What’s the heteronormative male equivalent of a great guy with a huge fortune? The kind of fantasy that just feels good to imagine, the kind that makes heteronorm guys sigh out loud thinking “well, that worked out amazingly well!” From the same range of movies and tv shows, it seems like it must be a woman who is that other rare thing: beautiful and easygoing (code for never a hassle).  The woman who loves sex, talks wittily about his interests, and never takes her guy to task about clipping his toenails in the living room. Penelope Cruz in Vanilla Sky.

What have I missed?

Yours,

CF

Nitpick: The Miracle is That He’s Kissing the Old Apple

First, a fun fact about Glenn Ford, the original Dude, courtesy of the New York Times:

By 1965, his star power [no pun intended] had enabled him to build a luxurious home home in Beverly Hills featuring an atrium over which hung a 900-pound artificial sun. Mr. Ford could switch it on whenever he wanted to feel drenched with light.

I suppose an atrium with artificial sun is even better than one that lets in actual sun.

Nits I picked:

  • Joy Boy’s the narrator at the beginning. It’s Peter Falk’s voice that tells us that “By the second year, the club was a sensation,” and that Queenie was “pretty good.” Why doesn’t Joy Boy give us a grumpy epilogue in which his heart either implodes or grows grows three sizes?
  • Best quote from that VO: “The dude kisses the old apple, but I know better. I kiss the iron doors.”
  • Weird things happening with literacy. Apple Annie’s pretty damn eloquent in her letters, but the high society recruits can’t read. Also, literacy humor: chauffeur guy says “If I could write, I’d be in the navy.”
  • They don’t seem to know what to do with Bette Davis’ character, whose transition from curmudgeonly weirdo drunk to lovely maternal figure boggles the mind.
  • Bizarre portrayal of alcoholism. So real in the hovel, when she’s reading the letter. So strong a theme throughout. Her alcoholism seems to have something to do with her witchy Sybilness:

    “Because the little people like you. You can’t see ‘em. They live in dreams.”

    Once she’s gone ladylike, she reaches for the bottle just once. Yes, at breaking point, but honestly. So much less complex. Not a single attempt at doubletalk? Not one attempted hustle? At least the Judge gets to play “billiards.” For a screwball comedy, there are lots of missed opportunities.

  • Why all the love for Apple Annie from the other “godfathers”? I guess it’s kind of like those “Adopt a Child” campaign, except that the poor are all chipping in to buy stuff for one girl.
  • Kind of unforgivable that the “godfathers” never even get to meet her (not counting the deaf woman who gives her a flower). Unless I missed something—they were riding in a cab at the end, but I didn’t get why.
  • The poster—at the 12 minute mark—of Queenie.

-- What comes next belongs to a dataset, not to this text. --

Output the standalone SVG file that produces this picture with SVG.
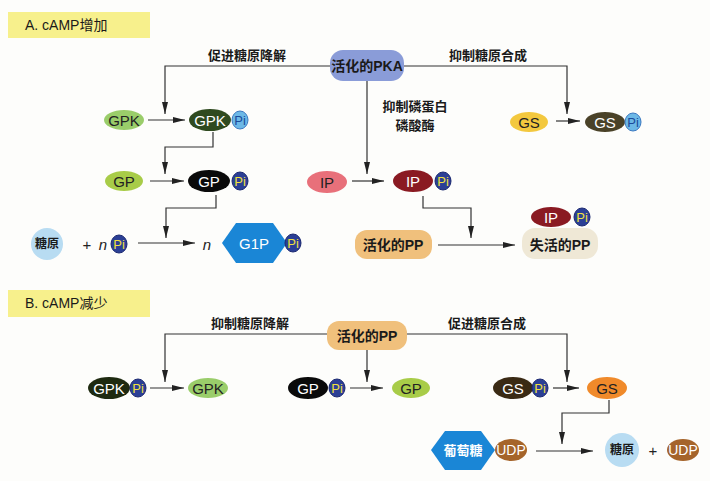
<svg xmlns="http://www.w3.org/2000/svg" width="710" height="481" viewBox="0 0 710 481">
<defs>
<marker id="ah" viewBox="0 0 12 6" refX="12" refY="3" markerWidth="12" markerHeight="6" markerUnits="userSpaceOnUse" orient="auto">
<path d="M0,0 L12,3 L0,6 Z" fill="#222"/>
</marker>
<style>
.ln{fill:none;stroke:#333;stroke-width:1.2;marker-end:url(#ah)}
.t{font-family:"Liberation Sans",Arial,sans-serif;font-size:15px;text-anchor:middle;dominant-baseline:central}
.cn{font-family:"Noto Sans CJK SC","Noto Sans",sans-serif;font-size:13px;font-weight:bold;text-anchor:middle;fill:#1a1a1a}
.cb{font-family:"Liberation Sans","Noto Sans CJK SC",sans-serif;font-size:14px;font-weight:bold;text-anchor:middle;dominant-baseline:central;fill:#1a1a1a}
.w{fill:#fff}
.pi{font-family:"Liberation Sans",Arial,sans-serif;font-size:13px;text-anchor:middle;dominant-baseline:central}
.pl{fill:#6cb8e6;stroke:#3a78c0;stroke-width:1}
.pd{fill:#2b3f95;stroke:#1a2870;stroke-width:1}
.ptl{fill:#1a4a9a}
.ptd{fill:#f0e040}
.ttl{font-family:"Liberation Sans","Noto Sans CJK SC",sans-serif;font-size:14px;fill:#1a1a1a}
</style>
</defs>
<rect width="710" height="481" fill="#fdfdfb"/>

<g id="titleA"><rect x="8" y="12" width="142" height="26" fill="#f7f08c"/><text x="25" y="30" class="ttl">A. cAMP增加</text></g>
<g id="titleB"><rect x="8" y="290" width="142" height="27" fill="#f7f08c"/><text x="25" y="308" class="ttl">B. cAMP减少</text></g>

<g id="connectors">
<polyline class="ln" points="330,66 165,66 165,114"/>
<polyline class="ln" points="404,66 567,66 567,114"/>
<polyline class="ln" points="367,80 367,174"/>
<line class="ln" x1="148" y1="120" x2="185" y2="120"/>
<line class="ln" x1="556" y1="121" x2="580" y2="121"/>
<polyline class="ln" points="213,132 213,147 165,147 165,174"/>
<line class="ln" x1="150" y1="181" x2="184" y2="181"/>
<line class="ln" x1="352" y1="181" x2="384" y2="181"/>
<polyline class="ln" points="216,195 216,208 166,208 166,238"/>
<line class="ln" x1="138" y1="243" x2="195" y2="243"/>
<polyline class="ln" points="423,196 423,208 471,208 471,238"/>
<line class="ln" x1="438" y1="245" x2="515" y2="245"/>

<polyline class="ln" points="327,334 165,334 165,382"/>
<polyline class="ln" points="407,334 567,334 567,382"/>
<line class="ln" x1="367" y1="349" x2="367" y2="382"/>
<line class="ln" x1="150" y1="388" x2="184" y2="388"/>
<line class="ln" x1="350" y1="388" x2="383" y2="388"/>
<line class="ln" x1="553" y1="388" x2="579" y2="388"/>
<polyline class="ln" points="609,400 609,413 562,413 562,444"/>
<line class="ln" x1="536" y1="451" x2="593" y2="451"/>
</g>

<g id="labels">
<text x="247" y="60" class="cn">促进糖原降解</text>
<text x="488" y="60" class="cn">抑制糖原合成</text>
<text x="415" y="111" class="cn">抑制磷蛋白</text>
<text x="415" y="130" class="cn">磷酸酶</text>
<text x="250" y="328" class="cn">抑制糖原降解</text>
<text x="487" y="328" class="cn">促进糖原合成</text>
</g>

<g id="pka"><rect x="330" y="50" width="74" height="31" rx="13" fill="#8a9cd8"/><text x="367" y="66" class="cb">活化的PKA</text></g>

<g id="gpk_a"><ellipse cx="124" cy="120" rx="20" ry="10" fill="#9acd6a"/><text x="124" y="120" class="t" fill="#222">GPK</text></g>
<g id="gpkpi_a"><ellipse cx="210" cy="120" rx="21" ry="11" fill="#2f4a1f"/><text x="210" y="120" class="t w">GPK</text><ellipse cx="240" cy="120" rx="8" ry="9" class="pl"/><text x="240" y="120" class="pi ptl">Pi</text></g>
<g id="gp_a"><ellipse cx="124" cy="181" rx="19" ry="10" fill="#a8cc48"/><text x="124" y="181" class="t" fill="#222">GP</text></g>
<g id="gppi_a"><ellipse cx="209" cy="181" rx="21" ry="11" fill="#0a0a0a"/><text x="209" y="181" class="t w">GP</text><ellipse cx="240" cy="181" rx="8" ry="9" class="pd"/><text x="240" y="181" class="pi ptd">Pi</text></g>
<g id="glycogen_a"><circle cx="47" cy="244" r="16" fill="#b8dcf2"/><text x="47" y="244" class="cb" style="font-size:12px">糖原</text></g>
<g id="npi"><text x="87" y="244" class="t" fill="#222">+</text><text x="103" y="244" class="t" fill="#222" font-style="italic">n</text><ellipse cx="119" cy="244" rx="8" ry="9" class="pd"/><text x="119" y="244" class="pi ptd">Pi</text></g>
<g id="g1p"><text x="207" y="244" class="t" fill="#222" font-style="italic">n</text><polygon points="222,243 236,223 273,223 287,243 273,263 236,263" fill="#1a86d6"/><text x="254" y="243" class="t w">G1P</text><ellipse cx="293" cy="243" rx="8" ry="9" class="pd"/><text x="293" y="243" class="pi ptd">Pi</text></g>
<g id="gs_a"><ellipse cx="529" cy="122" rx="19" ry="10" fill="#f3c83e"/><text x="529" y="122" class="t" fill="#222">GS</text></g>
<g id="gspi_a"><ellipse cx="605" cy="122" rx="20" ry="10" fill="#4a4228"/><text x="605" y="122" class="t w">GS</text><ellipse cx="633" cy="122" rx="8" ry="9" class="pl"/><text x="633" y="122" class="pi ptl">Pi</text></g>
<g id="ip"><ellipse cx="327" cy="182" rx="20" ry="11" fill="#e8707a"/><text x="327" y="182" class="t" fill="#222">IP</text></g>
<g id="ippi"><ellipse cx="413" cy="181" rx="20" ry="11" fill="#8a1a22"/><text x="413" y="181" class="t w">IP</text><ellipse cx="443" cy="181" rx="8" ry="9" class="pd"/><text x="443" y="181" class="pi ptd">Pi</text></g>
<g id="pp_a"><rect x="355" y="230" width="77" height="29" rx="12" fill="#f0c07c"/><text x="393" y="245" class="cb">活化的PP</text></g>
<g id="pp_inactive"><rect x="522" y="228" width="76" height="31" rx="13" fill="#efe8d6"/><text x="560" y="245" class="cb">失活的PP</text><ellipse cx="551" cy="217" rx="20" ry="10" fill="#8a1a22"/><text x="551" y="217" class="t w">IP</text><ellipse cx="582" cy="217" rx="8" ry="9" class="pd"/><text x="582" y="217" class="pi ptd">Pi</text></g>

<g id="pp_b"><rect x="327" y="321" width="80" height="29" rx="12" fill="#f0c07c"/><text x="367" y="336" class="cb">活化的PP</text></g>
<g id="gpkpi_b"><ellipse cx="109" cy="388" rx="21" ry="11" fill="#1e2a10"/><text x="109" y="388" class="t w">GPK</text><ellipse cx="138" cy="388" rx="8" ry="9" class="pd"/><text x="138" y="388" class="pi ptd">Pi</text></g>
<g id="gpk_b"><ellipse cx="208" cy="388" rx="20" ry="10" fill="#9acd6a"/><text x="208" y="388" class="t" fill="#222">GPK</text></g>
<g id="gppi_b"><ellipse cx="308" cy="388" rx="20" ry="11" fill="#0a0a0a"/><text x="308" y="388" class="t w">GP</text><ellipse cx="337" cy="388" rx="8" ry="9" class="pd"/><text x="337" y="388" class="pi ptd">Pi</text></g>
<g id="gp_b"><ellipse cx="411" cy="388" rx="19" ry="10" fill="#a8cc48"/><text x="411" y="388" class="t" fill="#222">GP</text></g>
<g id="gspi_b"><ellipse cx="513" cy="388" rx="20" ry="11" fill="#3a2a14"/><text x="513" y="388" class="t w">GS</text><ellipse cx="540" cy="388" rx="8" ry="9" class="pd"/><text x="540" y="388" class="pi ptd">Pi</text></g>
<g id="gs_b"><ellipse cx="607" cy="388" rx="20" ry="11" fill="#f08a2a"/><text x="607" y="388" class="t" fill="#222">GS</text></g>
<g id="udpglc"><polygon points="431,450 445,431 481,431 495,450 481,470 445,470" fill="#1a86d6"/><text x="463" y="450" class="cb w" style="font-size:13px">葡萄糖</text><ellipse cx="511" cy="450" rx="16" ry="11" fill="#a5642a"/><text x="511" y="450" class="t w" style="font-size:14px">UDP</text></g>
<g id="glycogen_b"><circle cx="622" cy="450" r="17" fill="#b8dcf2"/><text x="622" y="450" class="cb" style="font-size:12px">糖原</text></g>
<g id="udp"><text x="653" y="450" class="t" fill="#222">+</text><ellipse cx="683" cy="450" rx="16" ry="11" fill="#a5642a"/><text x="683" y="450" class="t w" style="font-size:14px">UDP</text></g>
</svg>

Fascinating. Not a nit. Just surprising.
  • Poor Herbie. The only one deprived of a happy ending, and just because he stole her letters for her.
  • Gayness: Yes, there’s Pierre. But what do we make of the fact that Hutchings and the Judge are clearly falling in love? Also, aww, Hutchings.
  • Constant allusions to Cinderella and Snow White. Is this supposed to be the witch from Snow White redone as Cinderella? The Dude snatches Queenie’s shoe during the fight, Apple Annie’s obvious, Hutchings “likes Cinderella stories.” We’re getting beaten over the head with something. Is that something really respect for the desires of the poor and aged?
  • Is this why, even though the focus keeps sliding away from Apple Annie’s story once she gets into the Marberry, the camera keeps trying to yank us back? This is the point, it insists. The whole plot seems to be trying its darndest to honor an old woman’s life ambition. Nice. But 1) it remains a subplot, 2) it’s a clear instrument of the Dude’s growth, 3) it’s doing weird work trying to restore family values to a nutty cast, and 4) it explains why Joy Boy can’t possibly be narrating the thing. Why on earth would Capra start us off with him as the storyteller?
  • Like this list, and as you point out, the movie is SO LONG. I enjoyed it, but it’s something like 140 minutes.